Gulet, is a traditional broad-beamed wooden coastal sailing vessel with a raised bow, a broad, flat stern, a main foremast and secondary mast aft. the vessel's broad beam provides plenty of deck space and spacious cabins below decks.
Gulets are mostly configured as motor-sailers, with powerful diesel engines to provide primary power, and sails to provide additional power.
So you can sail silently when the wind allows or choose motor power when winds are unfavourable.
Gulets come in many sizes, from small 15-meter long craft to large, luxurious 33-meter air-conditioned vessels with every convenience and luxury.
Our fleet A gulet ranges from 3 to 12 two-person cabins (for 6 to 24 people), but 5 or 6 cabin vessel capable of sleeping 10 to 12 voyagers are most common.
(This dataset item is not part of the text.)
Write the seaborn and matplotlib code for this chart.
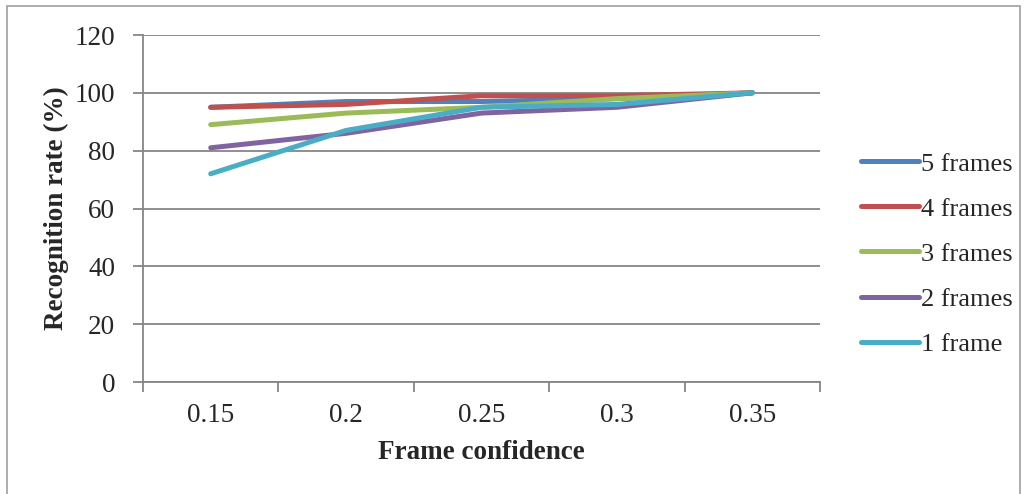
import matplotlib
matplotlib.use("Agg")

import matplotlib.pyplot as plt
import numpy as np
import pandas as pd
import seaborn as sns
from matplotlib.patches import Rectangle

# ── Data ────────────────────────────────────────────────────────────────────
CONF = ["0.15", "0.2", "0.25", "0.3", "0.35"]
SERIES = ["5 frames", "4 frames", "3 frames", "2 frames", "1 frame"]
RATE_5 = [95, 97, 97, 98, 100]
RATE_4 = [95, 96, 99, 99, 100]
RATE_3 = [89, 93, 95, 98, 100]
RATE_2 = [81, 86, 93, 95, 100]
RATE_1 = [72, 87, 95, 96, 100]
COLORS = ["#4F81BD", "#C0504D", "#9BBB59", "#8064A2", "#4BACC6"]

rows = []
for name, vals in zip(SERIES, [RATE_5, RATE_4, RATE_3, RATE_2, RATE_1]):
    for c, v in zip(CONF, vals):
        rows.append({"conf": c, "rate": v, "series": name})
df = pd.DataFrame(rows)

sns.set_theme(style="white")
plt.rcParams["font.family"] = ["Liberation Serif", "DejaVu Serif"]

fig = plt.figure(figsize=(10.27, 4.94), dpi=100)
ax = fig.add_axes([143 / 1027, 1 - 382 / 494, 677 / 1027, 347 / 494])

sns.lineplot(data=df, x="conf", y="rate", hue="series", hue_order=SERIES,
             palette=COLORS, sort=False, linewidth=3.6, ax=ax,
             solid_capstyle="round", solid_joinstyle="round")

GRID = "#868686"
ax.set_ylim(0, 120)
ax.set_yticks(np.arange(0, 121, 20))
ax.set_xlim(-0.5, 4.5)
ax.yaxis.grid(True, color=GRID, linewidth=1.3)
ax.set_axisbelow(True)
for s in ["top", "right"]:
    ax.spines[s].set_visible(False)
for s in ["left", "bottom"]:
    ax.spines[s].set_color(GRID)
    ax.spines[s].set_linewidth(1.3)

# category labels centred, tick marks between categories
ax.set_xticks(range(len(CONF)))
ax.set_xticklabels(CONF)
ax.set_xticks(np.arange(-0.5, 5.0, 1.0), minor=True)
ax.tick_params(axis="x", which="major", length=0, pad=15, labelsize=19.5)
ax.tick_params(axis="x", which="minor", length=7, width=1.3, color=GRID,
               direction="out", bottom=True)
ax.tick_params(axis="y", length=7, width=1.3, color=GRID, direction="out",
               left=True, pad=13, labelsize=19.5)

ax.set_xlabel("Frame confidence", fontsize=19.5, fontweight="bold", labelpad=9)
ax.set_ylabel("Recognition rate (%)", fontsize=19.5, fontweight="bold", labelpad=4)

leg = ax.legend(loc="center left", bbox_to_anchor=(850 / 1027, 1 - 254 / 494),
                bbox_transform=fig.transFigure, frameon=False, fontsize=19,
                handlelength=2.2, handletextpad=0.1, labelspacing=0.82,
                borderaxespad=0)
for line in leg.get_lines():
    line.set_solid_capstyle("round")

# outer chart border
fig.patches.append(Rectangle((7 / 1027, -0.05), 1013 / 1027, 1.05 - 6 / 494,
                             transform=fig.transFigure, fill=False,
                             edgecolor="#A0A0A0", linewidth=1.2))

fig.savefig("out.png", dpi=100)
Cabins have a private head (toilet), some have fresh-water showers.
The stern deck of a gulet is broad with a wide cushioned bench perfect for lounging, reading, relaxing or napping. The stern deck with the table large enough for a games, drinks and meals. The main cabin (salon) is spacious, high enough for the tallest voyager to stand erect, with provisions for tables to seat all travellers for meals, meetings or evening entertainment. Fittings and furnishings range from pine and stainless steel to rich mahogany and burnished brass.
Typical yacht charter agreements include the yacht, crew, insurance, fuel for 4-5 hours' sailing per day without port taxes and fees. Half board is in many cases obligatory, full board, soft drinks, water and local alcoholic drinks are included in some charter agreements, or may be ordered by the voyagers and paid for separately.
Crew tips/gratuities of 5% to 10% of the charter fee are traditionally given to the captain at the end of the voyage, to be shared among the crew.